Fishing the “Alabama Rig” in California?

To legally use the Alabama Rig in California inland waters, the rig must be attached to one rod with one line and no more than three of the attached lures containing hooks.

Question: A recent innovation on the pro bass-fishing trail is something called the “Alabama Rig”, which is similar to what is called an “Umbrella Rig” by saltwater anglers. The Alabama Rig consists of five or six lures [usually plastic grubs or small swimbaits] radiating from a central attachment point by wires, imitating a school of baitfish. It looks very similar to a “mobile” that you might suspend above a baby’s crib. Since all the lures have hooks in them, would this rig be legal for inland/freshwater fishing in California for bass or other species?” (Steve C., Chico)

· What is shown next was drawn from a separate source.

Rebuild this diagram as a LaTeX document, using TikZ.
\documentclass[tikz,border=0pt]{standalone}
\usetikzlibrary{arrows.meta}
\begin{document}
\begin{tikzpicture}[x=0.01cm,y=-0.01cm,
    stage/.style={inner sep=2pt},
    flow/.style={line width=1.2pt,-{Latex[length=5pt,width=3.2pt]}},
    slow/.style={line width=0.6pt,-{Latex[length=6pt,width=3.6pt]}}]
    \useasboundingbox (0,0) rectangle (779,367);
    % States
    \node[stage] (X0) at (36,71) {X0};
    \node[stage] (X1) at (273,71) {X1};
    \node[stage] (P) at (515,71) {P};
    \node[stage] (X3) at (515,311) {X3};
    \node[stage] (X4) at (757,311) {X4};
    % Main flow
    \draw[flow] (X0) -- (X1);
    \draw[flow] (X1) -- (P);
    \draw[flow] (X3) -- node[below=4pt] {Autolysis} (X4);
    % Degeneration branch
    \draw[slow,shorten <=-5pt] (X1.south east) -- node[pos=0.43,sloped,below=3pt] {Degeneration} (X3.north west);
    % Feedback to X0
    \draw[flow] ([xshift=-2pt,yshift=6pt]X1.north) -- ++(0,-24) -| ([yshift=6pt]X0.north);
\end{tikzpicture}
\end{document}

Answer:With the amount of money available through tournament fishing these days, anglers are constantly looking for the next big thing to help them catch more and bigger bass. We have received a lot of questions recently regarding the “Alabama Rig” and whether they are legal to use in California. Unfortunately, regulations in California differ from those in Alabama and this type of fishing tackle is not legal

According to competitive bass angler and Department of Fish and Game (DFG) Game Warden Tim Little, the traditional “Alabama Rig” is not legal to use because it contains five separate lures each with a hook. California law allows for a maximum of three lures to be used on an individual line (whether the lure has a single hook as shown in your photograph or uses three hooks as allowed by law.)

In California, “all fish may be taken only by angling with one closely attended rod and line or one hand line with not more than three hooks nor more than three artificial lures (each lure may have three hooks attached) thereto” (California Code of Regulations, section 2.00).

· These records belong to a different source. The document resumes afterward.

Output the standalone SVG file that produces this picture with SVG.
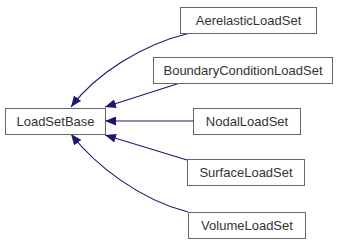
<svg xmlns="http://www.w3.org/2000/svg" width="344" height="245" viewBox="0 0 344 245">
  <style>
    .node rect { fill: #ffffff; stroke: #666666; stroke-width: 1; }
    .node text { font-family: "Liberation Sans", Arial, sans-serif; font-size: 13px; fill: #333333; text-anchor: middle; }
    .edge { fill: none; stroke: #191970; stroke-width: 1.2; marker-end: url(#arrow); }
  </style>
  <defs>
    <marker id="arrow" markerUnits="userSpaceOnUse" markerWidth="11" markerHeight="9" refX="11" refY="4.5" orient="auto">
      <path d="M0,0 L11,4.5 L0,9 Z" fill="#191970"/>
    </marker>
  </defs>
  <rect width="344" height="245" fill="#ffffff"/>

  <!-- inheritance arrows pointing to the base class -->
  <g id="connectors">
    <path class="edge" d="M190,33 C140,45 95,75 71,107"/>
    <path class="edge" d="M180,83 L105,107"/>
    <path class="edge" d="M193,121 L105,121"/>
    <path class="edge" d="M187,160 L105,135"/>
    <path class="edge" d="M188,212 C140,200 95,165 71,134"/>
  </g>

  <g id="LoadSetBase" class="node">
    <rect x="5.5" y="108.5" width="100" height="26"/>
    <text x="55.5" y="126">LoadSetBase</text>
  </g>
  <g id="AerelasticLoadSet" class="node">
    <rect x="180.5" y="7.5" width="136" height="26"/>
    <text x="248.5" y="25">AerelasticLoadSet</text>
  </g>
  <g id="BoundaryConditionLoadSet" class="node">
    <rect x="153.5" y="57.5" width="179" height="26"/>
    <text x="243" y="75">BoundaryConditionLoadSet</text>
  </g>
  <g id="NodalLoadSet" class="node">
    <rect x="193.5" y="108.5" width="107" height="26"/>
    <text x="247" y="126">NodalLoadSet</text>
  </g>
  <g id="SurfaceLoadSet" class="node">
    <rect x="187.5" y="159.5" width="117" height="26"/>
    <text x="246" y="177">SurfaceLoadSet</text>
  </g>
  <g id="VolumeLoadSet" class="node">
    <rect x="188.5" y="212.5" width="117" height="26"/>
    <text x="247" y="230">VolumeLoadSet</text>
  </g>
</svg>
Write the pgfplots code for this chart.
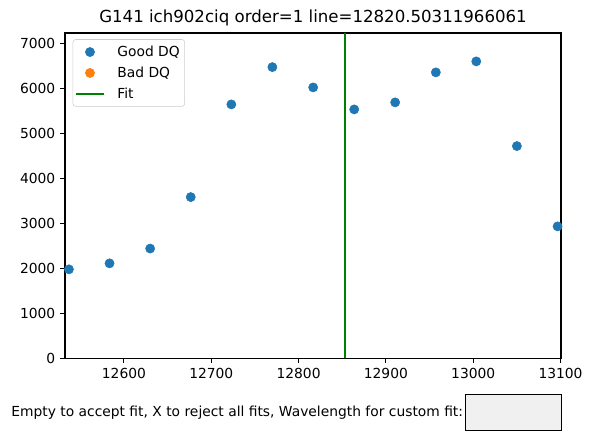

To legally use the Alabama Rig in California inland waters, the rig must be attached to one rod with one line and no more than three of the attached lures containing hooks. Those lures containing hooks may have no more than three hooks attached to each lure. The other two could have hookless teasers. Some people locally have even developed a modified three wire rig (now called a Cali-rig), which is legal.

What to do with prohibited aquarium sharks?
Question: I live in Southern California and maintain private fish tanks for my clients. I have a client that has a 5,000 gallon shark tank with a black tip reef shark. After hearing about other Requiem Sharks being seized (CCR Title 14, section 671 (c)(6)(A)), my client would like to know what he can do to have permits or if this shark has been grandfathered in as he bought the shark in 2008 with verifying receipts. Please let me know what we can do regarding this matter. (Ryan C.)

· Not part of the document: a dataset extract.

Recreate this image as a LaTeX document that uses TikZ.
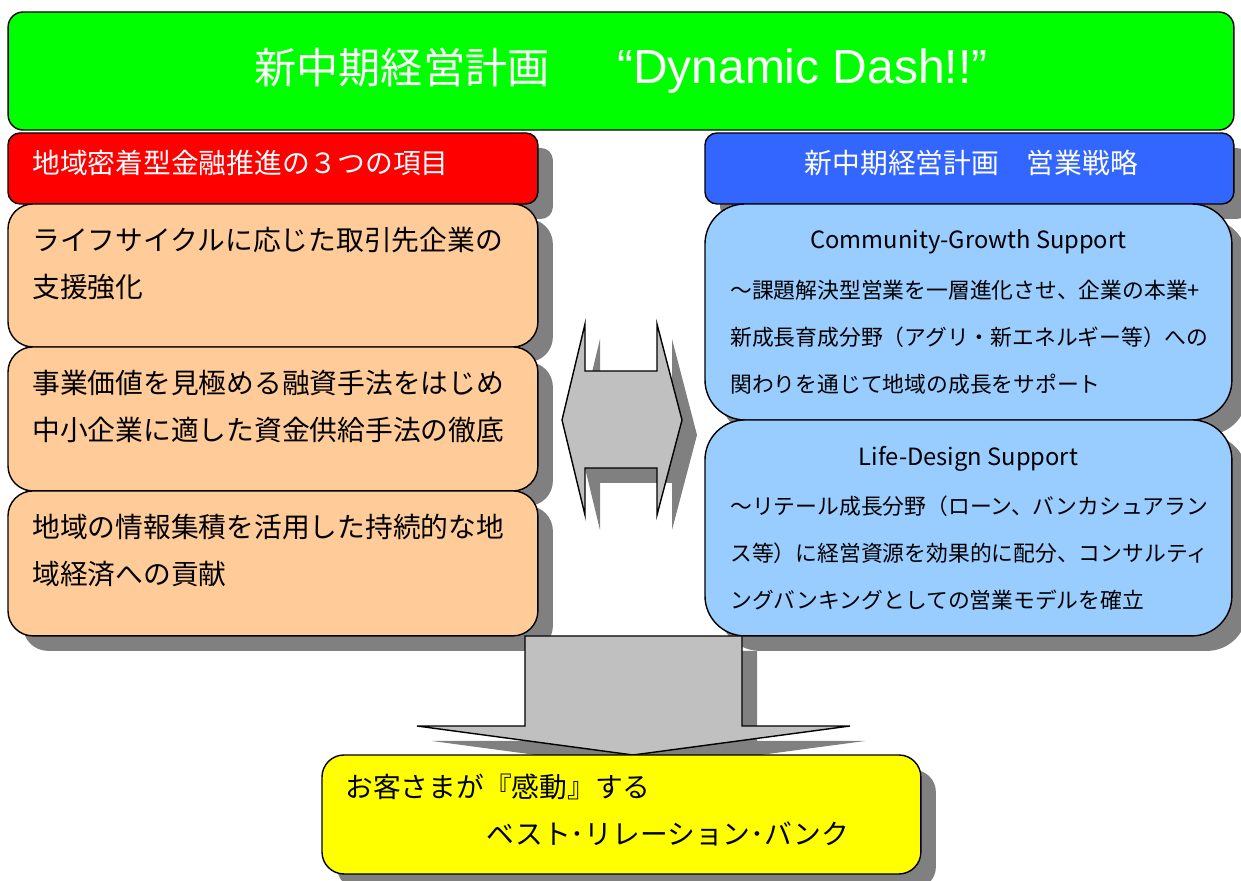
\documentclass[tikz,border=0pt]{standalone}
\usepackage{fontspec}
\setmainfont{Noto Sans CJK JP}
\newfontfamily\latinfont{Liberation Sans}
\usetikzlibrary{positioning,shadows}

\definecolor{titlegreen}{HTML}{00FF00}
\definecolor{headred}{HTML}{FF0000}
\definecolor{headblue}{HTML}{3366FF}
\definecolor{itemorange}{HTML}{FFCC99}
\definecolor{planblue}{HTML}{99CCFF}
\definecolor{goalyellow}{HTML}{FFFF00}
\definecolor{arrowgray}{HTML}{C0C0C0}
\definecolor{shadowgray}{HTML}{808080}

\tikzset{
  boxshadow/.style={drop shadow={shadow xshift=0.3cm, shadow yshift=-0.3cm, fill=shadowgray, opacity=1}},
  panel/.style={draw=black, thick, inner sep=0pt, outer sep=0pt},
  headbox/.style={panel, boxshadow, rounded corners=0.24cm, minimum width=10.6cm, minimum height=1.42cm},
  itembox/.style={panel, boxshadow, fill=itemorange, rounded corners=0.5cm, minimum width=10.6cm},
  planbox/.style={panel, boxshadow, fill=planblue, rounded corners=0.8cm, minimum width=10.54cm, minimum height=4.32cm},
  blockarrow/.style={draw=black, thick, fill=arrowgray, boxshadow},
  bigtext/.style={font=\fontsize{15.8}{26.6}\selectfont, inner sep=0pt, align=left},
  smalltext/.style={font=\fontsize{12.4}{26.6}\selectfont, inner sep=0pt, align=left},
  supporttitle/.style={font=\fontsize{13.5}{16}\selectfont, inner sep=0pt},
}

\begin{document}
\begin{tikzpicture}[x=0.02cm, y=-0.02cm]
\useasboundingbox (0,0) rectangle (1241,881);

% Title
\node[panel, fill=titlegreen, rounded corners=0.3cm, minimum width=24.52cm, minimum height=2.36cm,
  font=\fontsize{24}{28}\selectfont, text=white] (title) at (621,71)
  {新中期経営計画\hspace{1.6em}{\latinfont\fontsize{27.3}{28}\selectfont “Dynamic Dash!!”}};

% Left column
\node[headbox, fill=headred, anchor=north west] (lefthead) at (8,133) {};
\node[bigtext, text=white, anchor=west] (lefthead-label) at ([shift={(24,-6)}]lefthead.west)
  {地域密着型金融推進の３つの項目};

\node[itembox, minimum height=2.86cm, below=0pt of lefthead] (item1) {};
\node[bigtext, anchor=north west] (item1-label) at ([shift={(24,23)}]item1.north west)
  {ライフサイクルに応じた取引先企業の\\支援強化};

\node[itembox, minimum height=2.88cm, below=0pt of item1] (item2) {};
\node[bigtext, anchor=north west] (item2-label) at ([shift={(24,23)}]item2.north west)
  {事業価値を見極める融資手法をはじめ\\中小企業に適した資金供給手法の徹底};

\node[itembox, minimum height=2.9cm, below=0pt of item2] (item3) {};
\node[bigtext, anchor=north west] (item3-label) at ([shift={(24,23)}]item3.north west)
  {地域の情報集積を活用した持続的な地\\域経済への貢献};

% Right column
\node[headbox, fill=headblue, minimum width=10.58cm, anchor=north west] (righthead) at (705,133) {};
\node[bigtext, text=white] (righthead-label) at ([shift={(2,-6)}]righthead.center)
  {新中期経営計画　営業戦略};

\node[planbox, anchor=north west] (plan1) at (705,204) {};
\node[supporttitle] (plan1-title) at ([yshift=-38*0.02cm]plan1.north) {Community-Growth Support};
\node[smalltext, anchor=north west] (plan1-label) at ([shift={(25,76)}]plan1.north west)
  {〜課題解決型営業を一層進化させ、企業の本業+\\新成長育成分野（アグリ・新エネルギー等）への\\関わりを通じて地域の成長をサポート};

\node[planbox, below=0pt of plan1] (plan2) {};
\node[supporttitle] (plan2-title) at ([yshift=-39*0.02cm]plan2.north) {Life-Design Support};
\node[smalltext, anchor=north west] (plan2-label) at ([shift={(25,76)}]plan2.north west)
  {〜リテール成長分野（ローン、バンカシュアラン\\ス等）に経営資源を効果的に配分、コンサルティ\\ングバンキングとしての営業モデルを確立};

% Arrows
\draw[blockarrow] (585,324) -- (585,371) -- (657,371) -- (657,324) -- (682,420)
  -- (657,515) -- (657,468) -- (585,468) -- (585,515) -- (562,420) -- cycle;
\draw[blockarrow] (525,636) -- (742,636) -- (742,726) -- (850,726) -- (633,755)
  -- (417,726) -- (525,726) -- cycle;

% Goal
\node[panel, boxshadow, fill=goalyellow, rounded corners=0.44cm, minimum width=11.98cm,
  minimum height=2.38cm, anchor=north west] (goal) at (322,755) {};
\node[bigtext, anchor=north west] (goal-label) at ([shift={(23,19)}]goal.north west)
  {お客さまが『感動』する\\\hspace*{5.1em}ベスト･リレーション･バンク};
\end{tikzpicture}
\end{document}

Answer: Unfortunately, permits are not available to possess species listed in CCR Title 14, section 671 (Importation, Transportation and Possession of Live Restricted Animals) for hobby (pet) purposes. To stay within the law, the only options are: (1) transfer the animal to another appropriately permitted facility, (2) transfer the animal out of the state, or (3) humanely destroy it (CCR Title 14, section 671.5).

Handgun with a flashlight/laser-lite combo?
Question: If I am hunting for big game with a rifle, is it legal to also carry a handgun equipped with a flashlight/laser-lite combo? The handgun would only be a sidearm for safety. (Yia L.)

Answer: Yes, it is legal as long as the handgun is not used to assist in the taking of big game.

Can a rifle hunter and an archery-only hunter hunt together?
Question: If I’m out hunting during general deer rifle season with a partner, and I have a regular deer tag and he has an archery-only (AO) tag, does that mean we cannot hunt together because I would be hunting with a rifle? It seems like technically we wouldn’t be breaking the law but I’m not sure how a warden in the field would interpret this. (Roger A.)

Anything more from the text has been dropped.